Schnelle autonome Lösung nicht in Sicht

„Der Fahrbetrieb auf den Straßen amerikanischer oder chinesischer Metropolen ist eben anders als eine Linie zwischen Schmechten und Riesel im Kreis Höxter“, glaubt er nicht an schnelle autonome Lösungen auf dem Land.

Auch kritisiert der Verband, dass der Übergang zum Zugverkehr beim NPH-Forum nicht angesprochen wurde. Das liege nach Einschätzung des Verbandes daran, dass diese zukunftsträchtigen Systeme allenfalls als Abbringer vom Zug und weniger als Zubringer zum Bahnhof mit garantiertem Bahnanschluss funktionierten.

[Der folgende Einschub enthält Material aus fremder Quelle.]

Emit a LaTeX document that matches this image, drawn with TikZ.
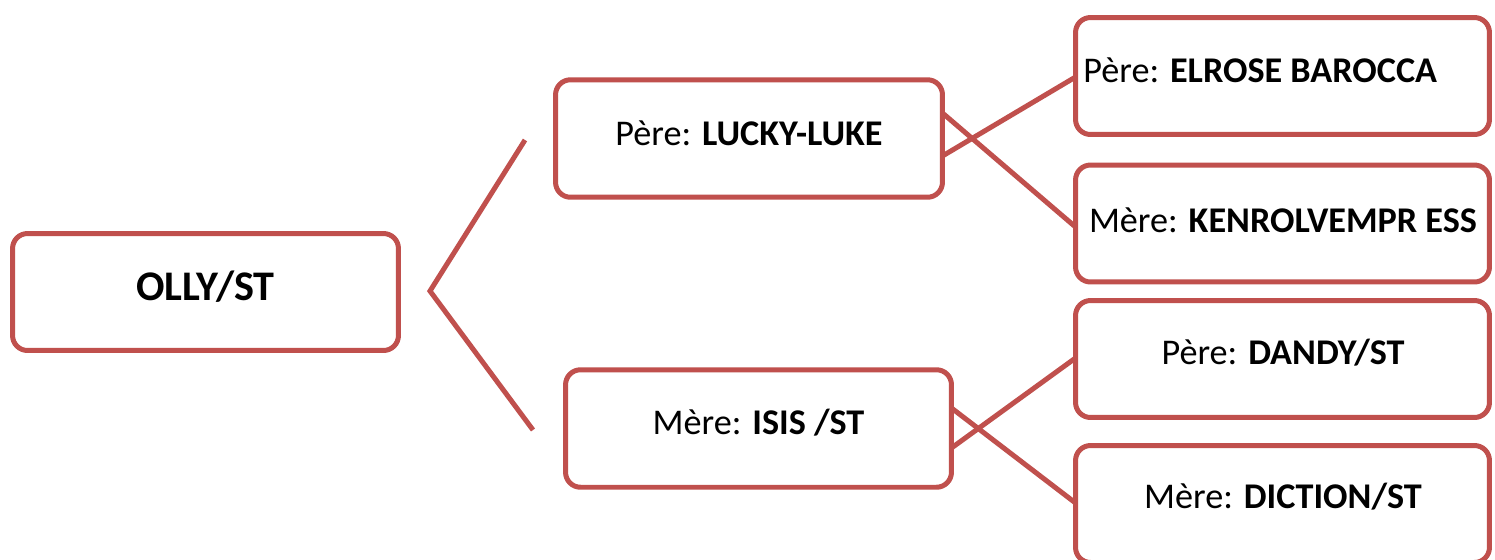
\documentclass[tikz,border=0pt]{standalone}
\usepackage{fontspec}
\setmainfont{Carlito}
\definecolor{boxred}{HTML}{C0504D}
\begin{document}
\begin{tikzpicture}[x={(0.02cm,0)},y={(0,-0.02cm)},
  box/.style={draw=boxred,line width=0.1cm,rounded corners=0.3cm,outer sep=0pt,inner sep=0pt,fill=white},
  smallbox/.style={box,minimum width=7.74cm,minimum height=2.35cm},
  rbox/.style={box,minimum width=8.28cm,minimum height=2.34cm},
  txt/.style={font=\fontsize{20.6}{24}\selectfont,inner sep=0pt},
  link/.style={draw=boxred,line width=0.1cm}]
\clip (0,0) rectangle (1495,559);
\fill[white] (0,0) rectangle (1495,559);
% boxes
\node[box,minimum width=7.72cm,minimum height=2.34cm] (olly) at (205.5,292) {};
\node[smallbox] (lucky) at (749,138.5) {};
\node[smallbox,minimum width=7.72cm] (isis) at (758.5,428.5) {};
\node[rbox] (elrose) at (1282.5,76) {};
\node[rbox] (kenrol) at (1282.5,223.5) {};
\node[rbox] (dandy) at (1282.5,359) {};
\node[rbox] (diction) at (1282.5,504) {};
% texts
\node[inner sep=0pt,font=\fontsize{24}{28}\selectfont\bfseries] (ollyt) at (205.5,287) {OLLY/ST};
\node[txt] (luckyt) at (749,133) {Père: \textbf{LUCKY-LUKE}};
\node[txt] (isist) at (758.5,423) {Mère: \textbf{ISIS /ST}};
\node[txt,anchor=west] (elroset) at (1083,70) {Père: \textbf{ELROSE BAROCCA}};
\node[txt] (kenrolt) at (1283,220) {Mère: \textbf{KENROLVEMPR ESS}};
\node[txt] (dandyt) at (1283,353) {Père: \textbf{DANDY/ST}};
\node[txt] (dictiont) at (1283,497) {Mère: \textbf{DICTION/ST}};
% bracket
\coordinate (btop) at (525,140);
\coordinate (bmid) at (430,291);
\coordinate (bbot) at (533,430);
\draw[link,line join=miter] (btop) -- (bmid) -- (bbot);
% crossing links
\draw[link] ([yshift=0.51cm]lucky.east) -- ([yshift=-0.07cm]kenrol.west);
\draw[link] ([yshift=-0.35cm]lucky.east) -- ([yshift=-0.02cm]elrose.west);
\draw[link] ([yshift=0.41cm]isis.east) -- ([yshift=0.02cm]diction.west);
\draw[link] ([yshift=-0.39cm]isis.east) -- ([yshift=0.02cm]dandy.west);
\end{tikzpicture}
\end{document}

Der Fahrplan für eine längere Reisekette mit Anschluss auf reguläre Buslinien oder Umstieg auf den Zug sei mit 20 Km/h fahrenden autonomen Kleinfahrzeugen ohne größere Zeitpuffer nicht gewährleistet, Umsteiger auf das System ÖPNV dadurch schwer zu generieren. „Bereits heute fahrende teilautonome Fahrzeuge, etwa im bayrischen Bad Birnbach, sind daher kein wirklicher Teil einer Verkehrswende, sondern eher Teil der Sozialversorgung“, so Wester.

Auch die Sicherheit habe im Vortrag keine Beachtung gefunden, kritisiert der stellvertretende Verbandsvorsitzende. Das vom Redner angesprochene „nette Kennenlernen fremder Personen“ beim Umstieg in ein autonomes Fahrzeug sei für Menschen, denen heute schon der Zugbegleiter in den Abendstunden fehlt, wohl möglich ein neues ernstes Problem.